Post
Nintendo's red-tinted VR headache machine that proved being early to a market is the same as being wrong.
Gunpei Yokoi, the genius behind the Game Boy, championed the Virtual Boy as Nintendo's next innovation. Released in 1995, it was a tabletop stereoscopic 3D display that required players to press their face into a visor. It displayed only red and black due to cost constraints on LED technology, caused headaches and eye strain, and had a library of just 22 games. It sold fewer than 800,000 units before being discontinued after less than a year. The Virtual Boy is often cited as Nintendo's biggest commercial failure and reportedly damaged Yokoi's standing at the company before his departure.
Example
The Virtual Boy's best game, Virtual Boy Wario Land, was genuinely creative in its use of depth perception for platforming.
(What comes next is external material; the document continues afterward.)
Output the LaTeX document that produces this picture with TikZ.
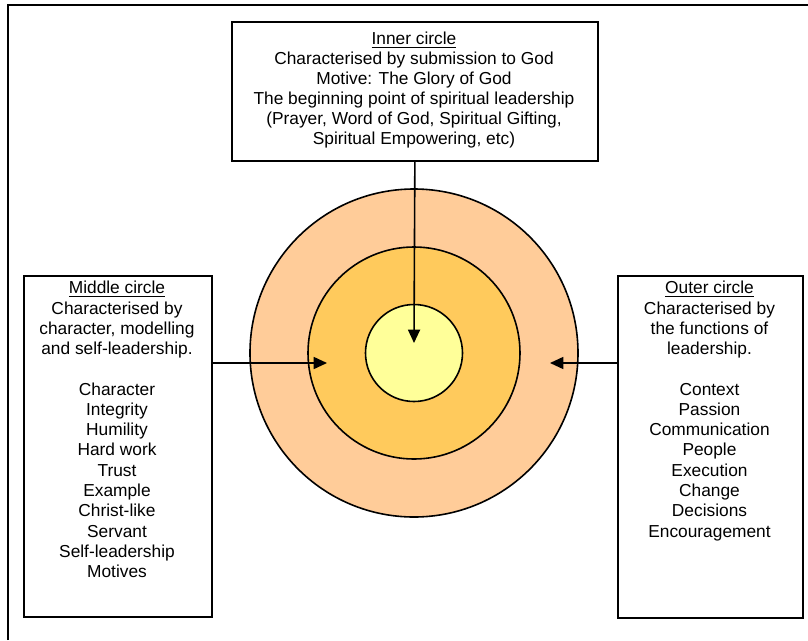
\documentclass[tikz,border=0pt]{standalone}
\usepackage{fontspec}
\setmainfont{Liberation Sans}
\usetikzlibrary{arrows.meta}
\definecolor{outerc}{HTML}{FFCC99}
\definecolor{midc}{HTML}{FFCA5C}
\definecolor{innerc}{HTML}{FFFF99}
\begin{document}
\begin{tikzpicture}[x=0.75pt,y=-0.75pt,
  box/.style={draw, line width=1.3pt, rectangle, inner sep=0pt, anchor=north west},
  txt/.style={align=center, inner sep=0pt, anchor=north, font=\fontsize{13pt}{15pt}\selectfont},
  stxt/.style={txt, font=\fontsize{13pt}{15.2pt}\selectfont},
  ring/.style={circle, draw, line width=1.2pt, inner sep=0pt},
  arr/.style={line width=1.2pt, -{Triangle[length=10pt,width=9pt]}}]
\useasboundingbox (0,0) rectangle (808,640);
\fill[white] (0,0) rectangle (808,640);
\draw[line width=1.6pt] (8,640) -- (8,5) -- (808,5);

% circles
\node[ring, fill=outerc, minimum size=246pt] (outer) at (414,353) {};
\node[ring, fill=midc, minimum size=159pt] (middle) at (414,353) {};
\node[ring, fill=innerc, minimum size=72.75pt] (inner) at (414,353) {};

% boxes
\node[box, minimum width=274.5pt, minimum height=104.25pt] (tbox) at (231,21) {};
\node[box, minimum width=141pt, minimum height=255.75pt] (lbox) at (23,275) {};
\node[box, minimum width=138.75pt, minimum height=256.5pt] (rbox) at (617,275) {};

% texts
\node[txt] (ttext) at (414,32) {\underline{Inner circle}\\
Characterised by submission to God\\
Motive: The Glory of God\\
The beginning point of spiritual leadership\\
(Prayer, Word of God, Spiritual Gifting,\\
Spiritual Empowering, etc)};

\node[stxt] (ltext) at (117,281) {\underline{Middle circle}\\
Characterised by\\
character, modelling\\
and self-leadership.\\[15.2pt]
Character\\
Integrity\\
Humility\\
Hard work\\
Trust\\
Example\\
Christ-like\\
Servant\\
Self-leadership\\
Motives};

\node[stxt] (rtext) at (709.5,281) {\underline{Outer circle}\\
Characterised by\\
the functions of\\
leadership.\\[15.2pt]
Context\\
Passion\\
Communication\\
People\\
Execution\\
Change\\
Decisions\\
Encouragement};

% arrows
\coordinate (ttip) at (414,343);
\coordinate (ltip) at (327,363);
\coordinate (rtip) at (550,363);
\draw[arr] (tbox.south) -- (ttip);
\draw[arr] (lbox.east |- ltip) -- (ltip);
\draw[arr] (rbox.west |- rtip) -- (rtip);
\end{tikzpicture}
\end{document}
But players had to hunch over a tripod-mounted headset on a table, couldn't move their head naturally, and got headaches within 30 minutes. Nintendo included automatic pause reminders every 15-30 minutes, essentially admitting the hardware was uncomfortable to use.
Why it matters
The Virtual Boy is a cautionary tale about technology that isn't ready for consumer use. It's also proof that innovation requires more than a novel idea; it needs execution, comfort, and content. Every modern VR company studies the Virtual Boy as what NOT to do. Nintendo themselves waited over 20 years before touching VR again with Labo VR.